= Bea Wyler =

Bea Wyler (born 1951 in Baden, Switzerland) is the second female rabbi in Germany (the first being Regina Jonas) and the first to officiate at a congregation.

== Life ==
Bea Wyler grew up in Wettingen, Aargau, studied at ETH Zurich agriculture with a specialization in poultry farming, and worked as an agricultural journalist. The Basler Zeitung hired her as its first science editor in 1980, where she headed the science resort. She then worked for a chemical company in Basel in the public relations department and was responsible for publications of the company.
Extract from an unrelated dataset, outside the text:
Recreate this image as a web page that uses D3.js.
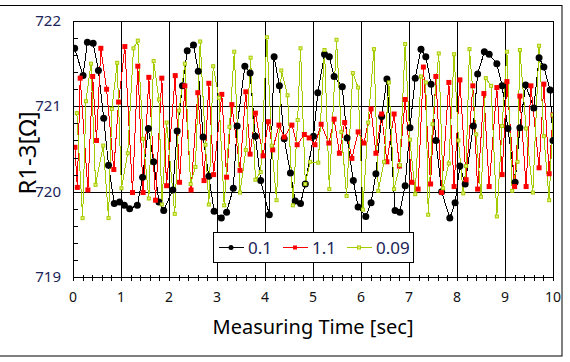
<!DOCTYPE html>
<html><head><meta charset="utf-8">
<script src="https://cdn.jsdelivr.net/npm/d3@7"></script>
<style>
html,body{margin:0;padding:0;background:#fff;}
svg{display:block;font-family:"Noto Sans","DejaVu Sans",sans-serif;}
</style></head>
<body><div id="chart"></div>
<script>
const seriesNames = ["0.1", "1.1", "0.09"];
const xTicks = [0,1,2,3,4,5,6,7,8,9,10];
const yTicks = [719,720,721,722];

const blackT = [0.035,0.21,0.30,0.42,0.53,0.64,0.74,0.86,0.97,1.07,1.18,1.34,1.45,1.57,1.68,1.79,1.89,2.08,2.17,2.28,2.38,2.51,2.61,2.71,2.83,2.94,3.09,3.20,3.34,3.42,3.58,3.69,3.80,3.91,4.09,4.19,4.30,4.40,4.53,4.63,4.74,4.84,5.01,5.10,5.24,5.34,5.44,5.61,5.71,5.84,5.94,6.10,6.21,6.31,6.43,6.54,6.71,6.81,6.92,7.02,7.13,7.25,7.35,7.46,7.56,7.68,7.85,7.96,8.06,8.17,8.34,8.43,8.57,8.67,8.83,8.94,9.06,9.21,9.31,9.43,9.60,9.71,9.81,9.94,10.0];
const blackV = [721.68,721.36,721.75,721.74,721.42,720.86,720.31,719.86,719.88,719.84,719.80,719.84,720.17,720.74,720.35,719.88,719.78,720.02,720.71,721.24,721.65,721.72,721.41,720.64,720.18,719.77,719.69,719.76,720.04,720.77,721.47,721.39,720.65,720.13,719.73,721.58,721.24,720.62,720.22,719.89,719.86,720.09,720.65,721.16,721.61,721.58,721.35,721.23,720.63,720.13,719.82,719.71,719.87,720.21,720.88,721.32,719.78,719.76,720.07,720.75,721.33,721.67,721.58,721.26,720.60,720.00,719.69,719.87,720.30,720.09,720.77,721.38,721.64,721.61,721.50,721.24,720.74,720.11,720.75,721.25,720.98,721.57,721.46,721.19,720.60];

const redT = [0.04,0.09,0.15,0.31,0.41,0.49,0.58,0.70,0.85,0.95,1.08,1.24,1.35,1.46,1.58,1.72,1.85,1.95,2.13,2.22,2.33,2.46,2.60,2.73,2.83,2.93,3.10,3.20,3.31,3.48,3.60,3.69,3.80,3.96,4.07,4.16,4.29,4.40,4.56,4.67,4.82,4.92,5.04,5.17,5.33,5.44,5.55,5.66,5.81,5.94,6.06,6.21,6.31,6.43,6.54,6.69,6.80,6.92,7.06,7.19,7.30,7.45,7.56,7.68,7.83,7.94,8.06,8.19,8.33,8.43,8.56,8.67,8.83,8.94,9.04,9.20,9.31,9.44,9.54,9.71,9.81,9.92,10.0];
const redV = [720.52,720.05,721.33,720.02,721.35,720.60,721.68,721.20,720.26,721.05,721.70,719.99,721.47,719.99,721.34,719.90,721.33,720.07,721.36,720.11,721.24,720.02,721.16,720.13,721.27,720.20,721.14,720.17,721.02,720.25,721.17,720.44,720.92,720.42,720.82,720.49,720.78,720.64,720.78,720.55,720.67,720.63,720.55,720.79,720.57,720.85,720.45,720.81,720.39,720.70,720.57,720.97,720.45,720.91,720.35,720.91,720.30,721.08,720.11,720.03,721.46,720.09,721.35,719.99,721.28,720.06,721.31,720.14,721.24,720.03,721.15,720.06,721.22,720.20,721.29,720.06,721.12,720.06,721.24,720.28,721.26,720.21,720.90];

const greenT = [0.08,0.20,0.27,0.375,0.47,0.63,0.74,0.81,0.92,1.01,1.14,1.26,1.35,1.46,1.58,1.68,1.79,1.85,1.95,2.12,2.21,2.33,2.45,2.55,2.65,2.76,2.83,2.92,3.04,3.15,3.26,3.36,3.48,3.60,3.70,3.80,3.91,4.04,4.14,4.24,4.34,4.47,4.58,4.68,4.74,4.84,4.94,5.11,5.24,5.34,5.49,5.59,5.70,5.83,5.94,6.04,6.15,6.27,6.36,6.48,6.58,6.69,6.81,6.92,7.02,7.13,7.25,7.35,7.40,7.49,7.62,7.71,7.83,7.94,8.03,8.13,8.19,8.26,8.40,8.50,8.60,8.71,8.83,8.94,9.04,9.15,9.26,9.31,9.44,9.58,9.71,9.81,9.92,10.0];
const greenV = [720.92,719.69,721.06,721.50,720.08,720.54,719.69,720.97,721.51,720.04,720.45,721.68,721.77,720.62,719.92,721.53,721.08,719.85,720.81,719.74,720.95,721.50,720.09,720.29,721.76,720.55,719.85,721.47,721.10,719.84,720.76,721.64,719.99,720.49,721.57,720.14,720.23,721.81,720.54,719.90,721.42,721.13,719.84,720.84,721.68,720.09,720.35,720.34,721.66,720.03,721.78,720.70,719.95,721.39,721.22,719.79,720.81,721.67,720.01,720.35,721.28,720.03,720.31,721.73,720.61,719.97,721.35,721.28,719.73,720.79,721.62,720.04,720.33,721.61,720.60,719.98,720.30,721.67,720.67,719.94,721.33,721.24,719.71,720.77,721.64,720.01,720.35,721.66,720.74,719.99,721.71,720.65,719.90,720.90];

const W = 570, H = 362;
const M = {left:73, right:553, top:21, bottom:277};
const svg = d3.select("#chart").append("svg").attr("width",W).attr("height",H);

svg.append("rect").attr("x",-1).attr("y",5.5).attr("width",563).attr("height",350.5)
  .attr("fill","#fff").attr("stroke","#000").attr("stroke-width",1);

const x = d3.scaleLinear().domain([0,10]).range([M.left,M.right]);
const y = d3.scaleLinear().domain([719,722]).range([M.bottom,M.top]);

svg.append("rect").attr("x",M.left).attr("y",M.top).attr("width",M.right-M.left).attr("height",M.bottom-M.top).attr("fill","#fff");

// grid
const grid = svg.append("g").attr("shape-rendering","crispEdges");
grid.selectAll("line.v").data(xTicks.slice(1,-1)).join("line")
  .attr("x1",d=>Math.round(x(d))+0.5).attr("x2",d=>Math.round(x(d))+0.5)
  .attr("y1",M.top).attr("y2",M.bottom).attr("stroke","#000");
grid.selectAll("line.h").data(yTicks.slice(1,-1)).join("line")
  .attr("y1",d=>Math.round(y(d))+0.5).attr("y2",d=>Math.round(y(d))+0.5)
  .attr("x1",M.left).attr("x2",M.right).attr("stroke","#000");

svg.append("clipPath").attr("id","clip").append("rect")
  .attr("x",M.left).attr("y",M.top-6).attr("width",M.right-M.left).attr("height",M.bottom-M.top+12);

const series = [
  {t:blackT, v:blackV, color:"#000", marker:"circle"},
  {t:redT, v:redV, color:"#ff0000", marker:"square"},
  {t:greenT, v:greenV, color:"#a2cc00", marker:"small"}
];
const line = d3.line().x(d=>x(d[0])).y(d=>y(d[1]));
const dataG = svg.append("g").attr("clip-path","url(#clip)");
series.forEach(s=>{
  const pts = s.t.map((t,i)=>[t,s.v[i]]);
  dataG.append("path").datum(pts).attr("d",line).attr("fill","none")
    .attr("stroke",s.color).attr("stroke-width",1).attr("shape-rendering","crispEdges");
});
series.forEach(s=>{
  const pts = s.t.map((t,i)=>[t,s.v[i]]);
  const g = dataG.append("g");
  if(s.marker==="circle"){
    g.selectAll("circle").data(pts).join("circle").attr("cx",d=>x(d[0])).attr("cy",d=>y(d[1])).attr("r",3.5).attr("fill","#000");
  } else if(s.marker==="square"){
    g.selectAll("rect").data(pts).join("rect").attr("x",d=>x(d[0])-2.5).attr("y",d=>y(d[1])-2.5).attr("width",5).attr("height",5).attr("fill","#ff0000");
  } else {
    g.selectAll("rect").data(pts).join("rect").attr("x",d=>x(d[0])-1.5).attr("y",d=>y(d[1])-1.5).attr("width",3).attr("height",3)
      .attr("fill","#eef27a").attr("stroke","#a2cc00").attr("stroke-width",1);
  }
});

svg.append("rect").attr("x",M.left+0.5).attr("y",M.top+0.5).attr("width",M.right-M.left).attr("height",M.bottom-M.top)
  .attr("fill","none").attr("stroke","#000").attr("stroke-width",1).attr("shape-rendering","crispEdges");

const xAxis = d3.axisBottom(x).tickValues(d3.range(0,10.001,0.2)).tickSize(0).tickFormat("");
const ax = svg.append("g").attr("transform",`translate(0,${M.bottom+0.5})`).call(xAxis);
ax.select(".domain").remove();
ax.selectAll(".tick line").attr("y1",-3).attr("y2",3).attr("stroke","#000").attr("shape-rendering","crispEdges");
svg.append("g").selectAll("text").data(xTicks).join("text")
  .attr("x",d=>x(d)).attr("y",302).attr("text-anchor","middle")
  .attr("font-size",14).attr("fill","#111").text(d=>d);

const yAxis = d3.axisLeft(y).tickValues(d3.range(719,722.001,0.2)).tickSize(0).tickFormat("");
const ay = svg.append("g").attr("transform",`translate(${M.left+0.5},0)`).call(yAxis);
ay.select(".domain").remove();
ay.selectAll(".tick line").attr("x1",0).attr("x2",4).attr("stroke","#000").attr("shape-rendering","crispEdges");
svg.append("g").selectAll("text").data(yTicks).join("text")
  .attr("x",61).attr("y",d=>y(d)+5).attr("text-anchor","end")
  .attr("font-size",15).attr("fill","#1a2458").text(d=>d);

svg.append("text").attr("x",313).attr("y",334).attr("text-anchor","middle")
  .attr("font-size",20).attr("fill","#000").text("Measuring Time [sec]");
svg.append("text").attr("transform","translate(36,153) rotate(-90)").attr("text-anchor","middle")
  .attr("font-size",24).attr("fill","#000").text("R1-3[Ω]");

const lg = svg.append("g");
lg.append("rect").attr("x",213.5).attr("y",232.5).attr("width",200).attr("height",30)
  .attr("fill","#fff").attr("stroke","#000").attr("stroke-width",1).attr("shape-rendering","crispEdges");
const lx = [219,283,347];
seriesNames.forEach((n,i)=>{
  const s = series[i];
  const cy = 247.5;
  lg.append("line").attr("x1",lx[i]).attr("x2",lx[i]+25).attr("y1",cy).attr("y2",cy).attr("stroke",s.color).attr("shape-rendering","crispEdges");
  const mx = lx[i]+12;
  if(s.marker==="circle") lg.append("circle").attr("cx",mx).attr("cy",cy).attr("r",2.5).attr("fill","#000");
  else if(s.marker==="square") lg.append("rect").attr("x",mx-2).attr("y",cy-2).attr("width",4).attr("height",4).attr("fill","#ff0000");
  else lg.append("rect").attr("x",mx-1.5).attr("y",cy-1.5).attr("width",3).attr("height",3).attr("fill","#eef27a").attr("stroke","#a2cc00");
  lg.append("text").attr("x",lx[i]+29).attr("y",cy+6).attr("font-size",17).attr("fill","#1a2458").text(n);
});
</script>
</body></html>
After a stay in Israel, she studied in London at Leo Baeck College and in New York at the Jewish Theological Seminary. In May 1995, at the age of 44, she was ordained as rabbi by the JTS.

== First female rabbi serving a German congregation ==

Bea Wyler was the first female rabbi appointed to a German congregation. The first female rabbi in Germany (and worldwide) had been Regina Jonas, whom Rabbi Max Dienemann had ordained in 1935. Rabbi Jonas preached in several Berlin synagogues from the 1930s to the 1940s and also served as rabbi there after her deportation to the Ghetto Theresienstadt in captivity.

Bea Wyler was appointed in the year of her ordination, 1995, to serve the Conservative Jewish synagogue of Oldenburg. Her appointment was much criticized by Ignatz Bubis, the head of the Central Council of Jews in Germany, who generally opposed the appointment of female rabbis, saying that he would not visit a service led by her. As of 2000 she was Germany's only Conservative rabbi. She served as a rabbi in Oldenburg, Brunswick and Delmenhorst until 2004, over a decade in which Jews from the former USSR came to Germany. The congregation in Oldenburg grew from 90 to 350 members under her rabbinate. Her direct successor in Oldenburg in 2004 was Jonah Sievers; in 2010 however, her second successor became Alina Treiger who had been ordained as the first female graduate at Abraham Geiger College in Potsdam.

In May 2004, for family reasons Bea Wyler resigned from her posts in Germany and returned to Switzerland. Since, she has been active primarily in teaching and publishing, but also holds synagogal services at various places, e.g. in Basel.

In June 2021, Bea Wyler received an honorary doctorate from the Jewish Theological Seminary (JTS) in New York in recognition of her contribution to Jewish life.